Le mantra au quotidien

Mais il faut apprendre à dissoudre progressivement la barrière qui sépare la méditation de tout ce qui se passe dans la vie hors des sessions méditatives. Lorsque nous sommes dans le temple, nous nous plongeons dans la méditation, nous nous en imprégnons, nous calmons notre esprit ; puis nous apprenons à développer le rappel de la présence de Tchènrézi dans toutes les situations de la vie quotidienne, à laisser Tchènrézi agir en nous. Pour essayer de garder cette présence de Tchènrézi dans le quotidien il y a aussi des moments de rappel privilégiés. On fait cela en s’aidant de la récitation du mantra.

Entre les sessions, nous faisons la récitation mentale du mantra, ce qui dissout beaucoup de nos soucis habituels, de notre bavardage intérieur ; elle dirige notre mental, nos énergies spirituelles vers Tchènrézi. C’est à la fois un support et un rappel.

La récitation peut être relativement mécanique mais cela n’a pas d’importance : cet automatisme va petit à petit entraîner à sa suite les autres aspects de la méditation et nous mener à la récitation perpétuelle. Au début, la simple récitation mentale est difficile car elle est facilement interrompue. Nous pouvons commencer une récitation vocale ; quand celle-ci atteint une certaine stabilité, la récitation mentale est suffisante.

L’utilisation du mala

Pour réciter les mantras, nous utilisons souvent un mala. Cet objet rituel a une double fonction. C’est d’une part un compteur : dans une pratique régulière, un certain nombre de mantras sont récités. Par exemple, dans la méditation de Tchènrézi dans sa forme la plus abrégée, nous récitons au moins un mala de mantras, en égrenant une perle avec chaque mantra.

Nous pouvons compter le nombre de mantras récités quotidiennement. C’est une indication utile et précieuse car elle nous donne un aperçu de l’importance de nos distractions et de notre présence à la pratique. Ce petit côté comptabilité peut sembler fastidieux ou puéril, mais l’usage montre combien il est utile.

Ensuite le mala est aussi un rappel : nous joignons le geste physique d’égrener le mala à la récitation du mantra et à la méditation.
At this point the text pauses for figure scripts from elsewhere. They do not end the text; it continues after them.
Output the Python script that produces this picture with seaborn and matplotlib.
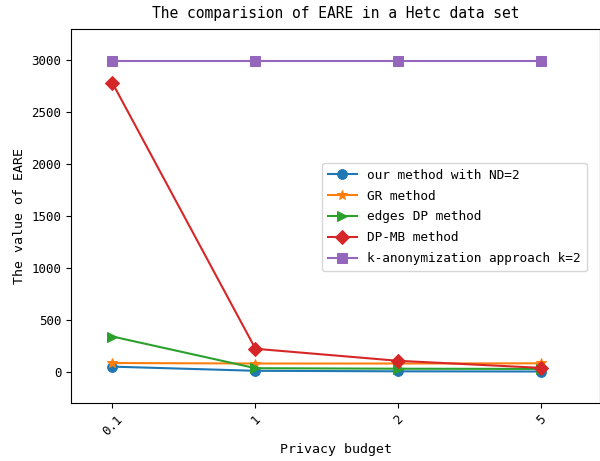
import matplotlib
matplotlib.use("Agg")
import matplotlib.pyplot as plt
import seaborn as sns
import pandas as pd

budgets = ["0.1", "1", "2", "5"]
our_method = [50, 10, 5, 3]
gr_method = [85, 80, 80, 82]
edges_dp = [340, 35, 30, 28]
dp_mb = [2780, 222, 106, 38]
k_anon = [2990, 2990, 2990, 2990]

series = [
    ("our method with ND=2", our_method, "o"),
    ("GR method", gr_method, "*"),
    ("edges DP method", edges_dp, ">"),
    ("DP-MB method", dp_mb, "D"),
    ("k-anonymization approach k=2", k_anon, "s"),
]

plt.rcParams["font.family"] = ["DejaVu Sans Mono"]
fig = plt.figure(figsize=(6.0, 4.61), dpi=100)
ax = fig.add_axes([71 / 600, 58 / 461, 1 - 71 / 600, 374 / 461])

palette = sns.color_palette("tab10")
pos = list(range(len(budgets)))
for i, (name, vals, mk) in enumerate(series):
    df = pd.DataFrame({"x": pos, "y": vals})
    sns.lineplot(data=df, x="x", y="y", ax=ax, color=palette[i], marker=mk,
                 markersize=7, markeredgecolor=palette[i], linewidth=1.5,
                 label=name)

ax.set_xticks(pos)
ax.set_xticklabels(budgets, rotation=45, fontsize=9)
ax.set_xlim(-0.29, 3.41)
ax.set_ylim(-300, 3300)
ax.set_yticks([0, 500, 1000, 1500, 2000, 2500, 3000])
ax.tick_params(axis="y", labelsize=9)
ax.set_xlabel("Privacy budget", fontsize=9.5)
ax.set_ylabel("The value of EARE", fontsize=9.5)
ax.set_title("The comparision of EARE in a Hetc data set", fontsize=10.5, pad=8)
ax.legend(loc="upper left", bbox_to_anchor=(0.4745, 0.642), borderaxespad=0,
          fontsize=9.2, handlelength=2.3, borderpad=0.45, labelspacing=0.62)

fig.savefig("out.png", dpi=100)
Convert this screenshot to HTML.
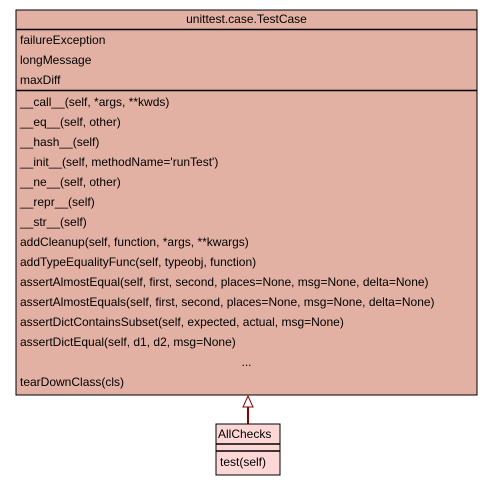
<!DOCTYPE html>
<html><head><style>
body{margin:0;background:#fff;width:493px;height:485px;overflow:hidden}
svg text{font-family:"Liberation Sans",sans-serif;font-size:12px;fill:#000}
</style></head><body>
<svg width="493" height="485" xmlns="http://www.w3.org/2000/svg">
<rect x="16" y="10" width="461" height="385" fill="#e3b1a3" stroke="#000" stroke-width="1"/>
<line x1="16" y1="29.5" x2="477" y2="29.5" stroke="#000" stroke-width="1.5"/>
<line x1="16" y1="90.5" x2="477" y2="90.5" stroke="#000" stroke-width="1.5"/>
<text x="246.5" y="23" text-anchor="middle">unittest.case.TestCase</text>
<text x="20" y="44">failureException</text>
<text x="20" y="64">longMessage</text>
<text x="20" y="84">maxDiff</text>
<text x="20" y="106">__call__(self, *args, **kwds)</text>
<text x="20" y="126">__eq__(self, other)</text>
<text x="20" y="146">__hash__(self)</text>
<text x="20" y="166">__init__(self, methodName='runTest')</text>
<text x="20" y="186">__ne__(self, other)</text>
<text x="20" y="206">__repr__(self)</text>
<text x="20" y="226">__str__(self)</text>
<text x="20" y="246">addCleanup(self, function, *args, **kwargs)</text>
<text x="20" y="266">addTypeEqualityFunc(self, typeobj, function)</text>
<text x="20" y="286">assertAlmostEqual(self, first, second, places=None, msg=None, delta=None)</text>
<text x="20" y="306">assertAlmostEquals(self, first, second, places=None, msg=None, delta=None)</text>
<text x="20" y="326">assertDictContainsSubset(self, expected, actual, msg=None)</text>
<text x="20" y="346">assertDictEqual(self, d1, d2, msg=None)</text>
<text x="246.5" y="366" text-anchor="middle">...</text>
<text x="20" y="386">tearDownClass(cls)</text>
<line x1="248" y1="407" x2="248" y2="424" stroke="#8b0000" stroke-width="2"/>
<polygon points="248,396 243,407 253,407" fill="#fff" stroke="#8b0000" stroke-width="1"/>
<rect x="216" y="424" width="64" height="51" fill="#fdd6d6" stroke="#000" stroke-width="1"/>
<line x1="216" y1="444" x2="280" y2="444" stroke="#000" stroke-width="1.5"/>
<line x1="216" y1="451" x2="280" y2="451" stroke="#000" stroke-width="1.5"/>
<text x="218" y="438">AllChecks</text>
<text x="220" y="466">test(self)</text>
</svg>
</body></html>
C’est particulièrement utile entre les sessions. Peut-être perdra-t-on la récitation mentale du mantra, mais l’automatisme d’égrener le rosaire sera conservé, et lorsque l’esprit cessera d’être distrait, cet automatisme rappellera à la récitation du mantra.

Le rôle du mantra

Réciter un mantra c’est accomplir une pratique méditative complète. Car l’aspect essentiel de la fonction du mantra est d’opérer une transition entre la parole ordinaire dont la nature est conceptuelle et dualiste et le silence a-conceptuel et non dualiste.
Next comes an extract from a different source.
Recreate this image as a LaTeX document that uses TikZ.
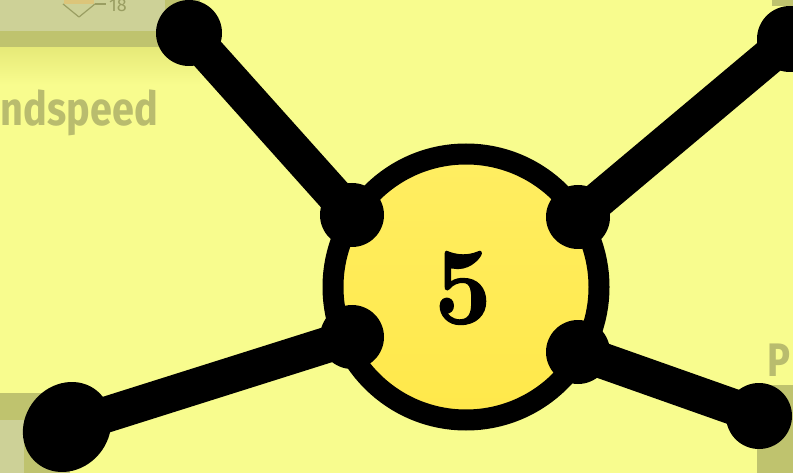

Le mantra occupe ainsi une place intermédiaire entre la prière énoncée vocalement ou mentalement et la contemplation informelle dans le silence a-conceptuel.

En particulier, la nature du mantra est parole-vide, sonorité-vide. Le vide dont il s’agit ici signifie que dans sa pratique nous nous vidons de nous-mêmes ; il y a abstraction de l’ego. Le mantra évacue de notre esprit la discursivité habituelle en s’y substituant. Il remplace le discours intérieur, le questionneur et le répondeur que nous sommes alternativement. Il se substitue ainsi à nous et, progressivement, de parole-vide il devient aussi parole silencieuse nous unissant à l’essence Divine en nous introduisant au silence a-conceptuel.